Profits dip at Watson Steel parent

SEVERFIELD-Rowen, the structural steel group, today said it was in a position to extend its production capacity in India but warned that UK market conditions remain “lacklustre”.

The Yorkshire group, which has one of its main operations, Watson Steel, in Lostock near Bolton, saw underlying group profit before tax reduce from £15.3m in 2010 to £10.1m last year.

For the year ended December 31, revenues remained steady at £267.8m. The group made an underlying operating profit of £11.7m compared to £16.2m in 2010.

Severfield-Rowen, which worked on projects in 2011 including the new Leeds Arena, Heathrow Airport and The Shard in London, is recommending a final dividend of 3.50p, giving 5p for the full year.

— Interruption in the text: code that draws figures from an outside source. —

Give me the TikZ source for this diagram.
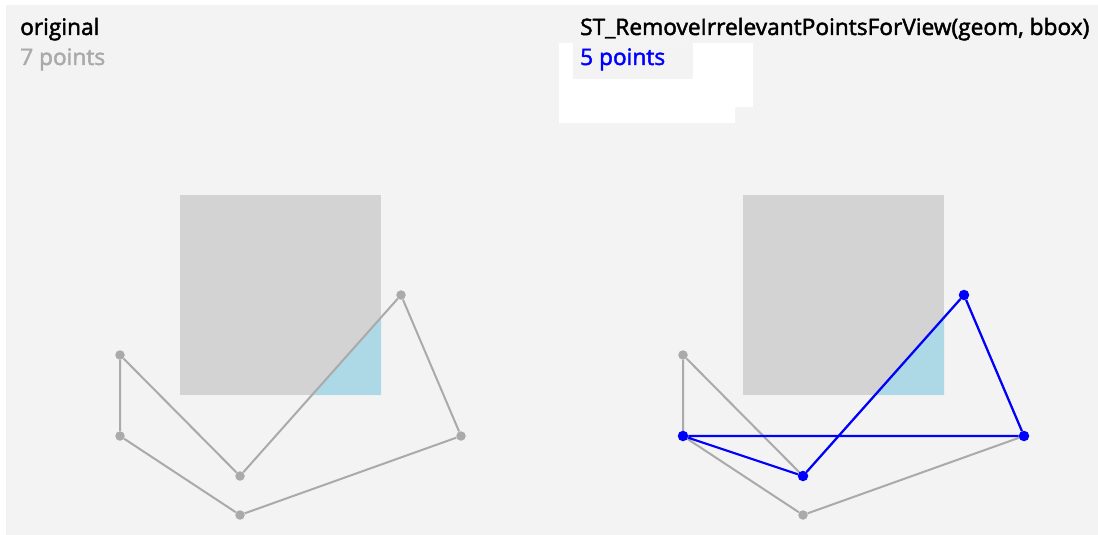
\documentclass[tikz,border=0pt]{standalone}
\usepackage{fontspec}
\setmainfont{Open Sans}
\newfontfamily\capfont{Open Sans}[FakeBold=2]
\definecolor{bggray}{HTML}{F3F3F3}
\definecolor{bboxgray}{HTML}{D3D3D3}
\definecolor{clipblue}{HTML}{ADD8E6}
\definecolor{ringgray}{HTML}{AAAAAA}
\definecolor{keptblue}{RGB}{0,0,255}
\usetikzlibrary{positioning}

\tikzset{
  vtx/.style={circle, fill=ringgray, inner sep=0pt, minimum size=9.5pt},
  keptvtx/.style={circle, fill=keptblue, inner sep=0pt, minimum size=10.5pt},
  ring/.style={draw=ringgray, line width=2pt, line join=round},
  keptring/.style={draw=keptblue, line width=2.2pt, line join=round},
  caption/.style={anchor=base west, inner sep=0pt, font=\capfont\fontsize{22.7}{26}\selectfont}
}

\begin{document}
\begin{tikzpicture}[x=1pt, y=-1pt]
  \useasboundingbox (0,0) rectangle (1098,535);
  \fill[bggray] (6,5) rectangle (1098,535);

  % left panel: input geometry
  \node[caption, text=black] (title1) at (20,35) {original};
  \node[caption, text=ringgray] (count1) at (20,65) {7 points};
  \fill[bboxgray] (180,195) rectangle (381,395);
  \fill[clipblue] (381,317.5) -- (381,395) -- (312,395) -- cycle;
  \node[vtx] (a1) at (120,355) {};
  \node[vtx] (b1) at (120,436) {};
  \node[vtx] (c1) at (240,515) {};
  \node[vtx] (d1) at (461,436) {};
  \node[vtx] (e1) at (401,295) {};
  \node[vtx] (f1) at (240,476) {};
  \draw[ring] (a1) -- (b1) -- (c1) -- (d1) -- (e1) -- (f1) -- (a1);

  % right panel: result
  \fill[white] (559,43) -- (753,43) -- (753,107) -- (735,107) -- (735,123) -- (559,123) -- cycle;
  \fill[bggray] (573,43) rectangle (693,79);
  \node[caption, text=black] (title2) at (580,35) {ST\_RemoveIrrelevantPointsForView(geom, bbox)};
  \node[caption, text=keptblue] (count2) at (580,65) {5 points};
  \fill[bboxgray] (743,195) rectangle (944,395);
  \fill[clipblue] (944,317.5) -- (944,395) -- (875,395) -- cycle;
  \node[vtx] (a2) at (683,355) {};
  \node[vtx] (b2) at (683,436) {};
  \node[vtx] (c2) at (803,515) {};
  \node[vtx] (d2) at (1024,436) {};
  \node[vtx] (e2) at (964,295) {};
  \node[vtx] (f2) at (803,476) {};
  \draw[ring] (a2) -- (b2) -- (c2) -- (d2) -- (e2) -- (f2) -- (a2);
  \node[keptvtx] (b2k) at (b2) {};
  \node[keptvtx] (f2k) at (f2) {};
  \node[keptvtx] (e2k) at (e2) {};
  \node[keptvtx] (d2k) at (d2) {};
  \draw[keptring] (b2k) -- (f2k) -- (e2k) -- (d2k) -- (b2k);
\end{tikzpicture}
\end{document}
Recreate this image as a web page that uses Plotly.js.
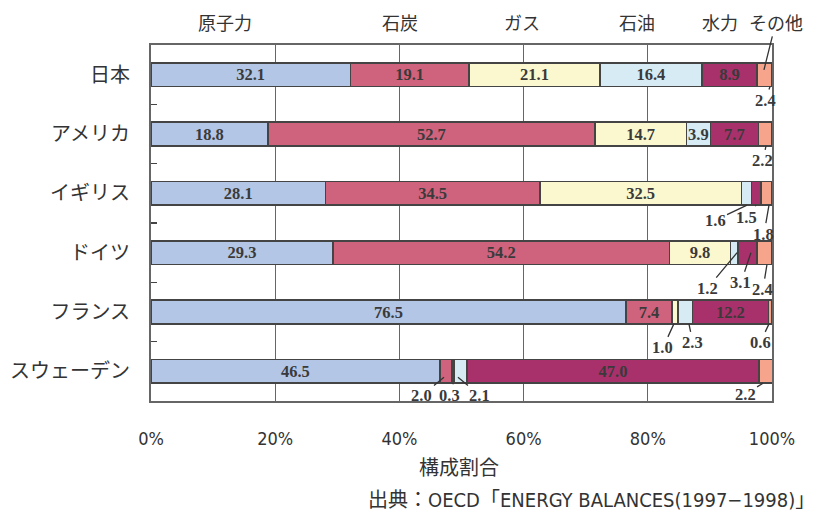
<!DOCTYPE html>
<html>
<head>
<meta charset="utf-8">
<script src="https://cdn.plot.ly/plotly-3.0.1.min.js"></script>
<style>
  html, body { margin: 0; padding: 0; background: #ffffff; }
  #chart { width: 818px; height: 512px; }
</style>
</head>
<body>
<div id="chart"></div>
<script>
// Power generation mix by country (share of total, %)
const countries = ['日本', 'アメリカ', 'イギリス', 'ドイツ', 'フランス', 'スウェーデン'];
const sources = ['原子力', '石炭', 'ガス', '石油', '水力', 'その他'];
const nuclear = [32.1, 18.8, 28.1, 29.3, 76.5, 46.5];
const coal    = [19.1, 52.7, 34.5, 54.2, 7.4, 2.0];
const gas     = [21.1, 14.7, 32.5, 9.8, 1.0, 0.3];
const oil     = [16.4, 3.9, 1.6, 1.2, 2.3, 2.1];
const hydro   = [8.9, 7.7, 1.5, 3.1, 12.2, 47.0];
const other   = [2.4, 2.2, 1.8, 2.4, 0.6, 2.2];
const xTickVals = [0, 20, 40, 60, 80, 100];
const xTickText = ['0%', '20%', '40%', '60%', '80%', '100%'];
const axisTitle = '構成割合';
const sourceNote = '出典：OECD「ENERGY BALANCES(1997−1998)」';

const series = [nuclear, coal, gas, oil, hydro, other];
const colors = ['#b3c6e6', '#cf627c', '#fbf8cf', '#d6ebf3', '#a8316b', '#f6a48b'];

const numFont = { family: '"Liberation Serif", "DejaVu Serif", serif', size: 16.5, color: '#3a3a3a' };
const jpFont = '"Noto Sans CJK JP", "Noto Sans", sans-serif';
const narrowFont = '"Liberation Sans Narrow", "DejaVu Sans Condensed", "Noto Sans CJK JP", sans-serif';

// segments narrower than this get an outside callout instead of an inside label
const INSIDE_MIN = 3.5;
const BAR_WIDTH = 0.4;

const traces = series.map((vals, s) => ({
  type: 'bar',
  orientation: 'h',
  name: sources[s],
  y: countries,
  x: vals,
  width: BAR_WIDTH,
  marker: { color: colors[s], line: { color: '#444444', width: 1.5 } },
  text: vals.map(v => (v >= INSIDE_MIN ? v.toFixed(1) : '')),
  textposition: 'inside',
  insidetextanchor: 'middle',
  textangle: 0,
  constraintext: 'none',
  textfont: { family: numFont.family, size: numFont.size, color: numFont.color, weight: 'bold' },
  hoverinfo: 'name+x+y'
}));

// callout placement: [country, source, position along segment (0..1),
//                     vertical tip position (0 = bar centre, 1 = bar bottom edge), dx px, dy px]
const callouts = [
  [0, 5, 0.87, 1.0, -5, 14],
  [1, 5, 0.56, 1.0, -3, 15],
  [2, 3, 0.55, 1.0, -32, 15],
  [2, 4, 0.48, 1.0, -9, 12],
  [2, 5, 0.73, 1.0, -5, 29],
  [3, 3, 0.90, 0.0, -30, 36],
  [3, 4, 0.68, 0.0, -10, 30],
  [3, 5, 0.66, 1.0, -4, 25],
  [4, 2, 0.30, 1.0, -11, 24],
  [4, 3, 0.75, 1.0, 4, 19],
  [4, 5, 0.20, 1.0, -9, 19],
  [5, 1, 0.34, 0.5, -22, 18],
  [5, 2, 0.50, 1.0, -4, 12],
  [5, 3, 0.30, 0.5, 22, 18],
  [5, 5, 0.30, 1.0, -18, 11]
];

function segStart(c, s) {
  let t = 0;
  for (let k = 0; k < s; k++) t += series[k][c];
  return t;
}

const annotations = callouts.map(([c, s, f, d, dx, dy]) => ({
  x: segStart(c, s) + f * series[s][c],
  y: c + d * BAR_WIDTH / 2,
  xref: 'x', yref: 'y',
  text: '<b>' + series[s][c].toFixed(1) + '</b>',
  font: numFont,
  showarrow: true, arrowhead: 0, arrowwidth: 1.3, arrowcolor: '#333333',
  ax: dx, ay: dy, standoff: 0, startstandoff: 0
}));

// source names along the top
const headerX = [11.9, 40.1, 59.7, 78.3, 91.6];
headerX.forEach((hx, s) => {
  annotations.push({
    x: hx, y: 1.065, xref: 'x', yref: 'paper',
    text: sources[s], showarrow: false,
    font: { family: jpFont, size: 18, color: '#333333' },
    xanchor: 'center', yanchor: 'middle'
  });
});
// "その他" header points down to the first bar's last segment
annotations.push({
  x: segStart(0, 5) + 0.46 * other[0], y: 0 - 0.4 * BAR_WIDTH / 2,
  xref: 'x', yref: 'y',
  text: sources[5], showarrow: true, arrowhead: 0, arrowwidth: 1.3, arrowcolor: '#333333',
  ax: 12, ay: -48, standoff: 0, startstandoff: 0,
  font: { family: jpFont, size: 18, color: '#333333' }
});

annotations.push({
  x: 0.496, y: -0.185, xref: 'paper', yref: 'paper',
  text: axisTitle, showarrow: false,
  font: { family: jpFont, size: 20, color: '#333333' },
  xanchor: 'center', yanchor: 'middle'
});
annotations.push({
  x: 1.072, y: -0.278, xref: 'paper', yref: 'paper',
  text: sourceNote, showarrow: false,
  font: { family: narrowFont, size: 20, color: '#333333' },
  xanchor: 'right', yanchor: 'middle'
});

const layout = {
  width: 818, height: 512,
  margin: { l: 151, r: 46, t: 45, b: 111, pad: 0 },
  paper_bgcolor: '#ffffff', plot_bgcolor: '#ffffff',
  barmode: 'stack',
  showlegend: false,
  xaxis: {
    range: [0, 100], fixedrange: true,
    tickvals: xTickVals, ticktext: xTickText,
    ticks: '', ticklabelstandoff: 20,
    tickfont: { family: narrowFont, size: 18, color: '#333333' },
    showgrid: true, gridcolor: '#666666', gridwidth: 1.2,
    zeroline: false,
    showline: true, linecolor: '#666666', linewidth: 2, mirror: true
  },
  yaxis: {
    type: 'category', range: [5.5, -0.5], fixedrange: true,
    ticks: 'inside', tickson: 'boundaries', ticklen: 6, tickcolor: '#444444', tickwidth: 1.2,
    ticklabelstandoff: 15,
    tickfont: { family: jpFont, size: 20, color: '#333333' },
    showgrid: false, zeroline: false,
    showline: true, linecolor: '#666666', linewidth: 2, mirror: true
  },
  annotations: annotations
};

Plotly.newPlot('chart', traces, layout, { displayModeBar: false, staticPlot: true });
</script>
</body>
</html>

Chief executive Tom Haughey said: “The group is pleased to present a sound set of results, in-line with overall market expectations, underpinned by a strong UK performance, while operations in India continue to improve.

“The group has entered 2012 well placed to face the on-going challenges of a subdued domestic market with limited growth prospects.
“UK performance measured against our peers was again highly creditable, displaying the group’s financial, commercial and service strengths and its market leading position.

“The UK economy remains lacklustre and the duration of the downturn is having a significant impact upon the durability of our industry competitors, several of whom exited the sector in 2011.”

Severfield-Rowen said its post Olympic Games order book was £221m.